The other big story at Brno is the coming of the 1000s on Monday. Both Honda and Yamaha will have their bikes on the track, and all four riders are keen to get going. When I asked Dani Pedrosa casually if he was looking forward to riding the 1000 after his official debrief was over, his face lit up. "Very much!" he said enthusiastically. His teammate was equally keen, both to ride the 1000 himself and to hear Pedrosa's input on the bike. Getting a second opinion was important, Stoner said, especially as Pedrosa had been forced to miss the Jerez test after being injured at Le Mans. Stoner went on to say that he was especially looking forward to riding the 1000 at Brno. The track suited the more powerful 1000 better than Jerez, and should give them a chance to open the 1000 up properly.
Of course, the question is just how many Hondas there will be on track for 2012. Head of HRC's marketing efforts Livio Suppo said that he expected the final decision to be taken at the end of August. The chances of Honda supplying six bikes were fairly slim, he said, but there is a good chance that there will be five RC213Vs on the grid in 2012. This would be a great deal better than fielding just four bikes, leaving a vacancy that a CRT team could potentially fill, though their results would be nowhere near those of a satellite Honda squad.
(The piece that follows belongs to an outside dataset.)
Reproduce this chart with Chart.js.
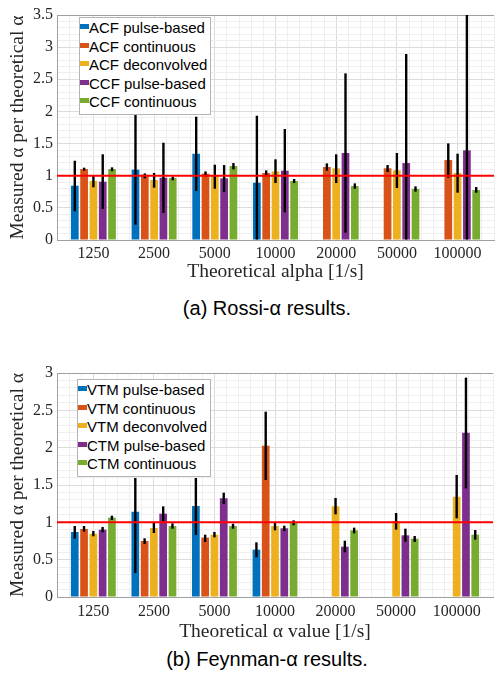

Tomorrow, it all happens for real, and the bikes take to the track once again after a layoff. I leave you with a photo (taken on my mobile phone, but still), to give a sense of perspective on just how hilly the Brno track is. I walked the track this afternoon, under a hot sun, but with a refreshing wind helping me up the hill, and I was struck once again by just how steep the climb back up the hill towards the finish line is. From the wide hairpin of Turn 11, the track drops down into a hollow, before climbing steeply back up the hill, winding its way up like a mountain road. It truly is a stunning track.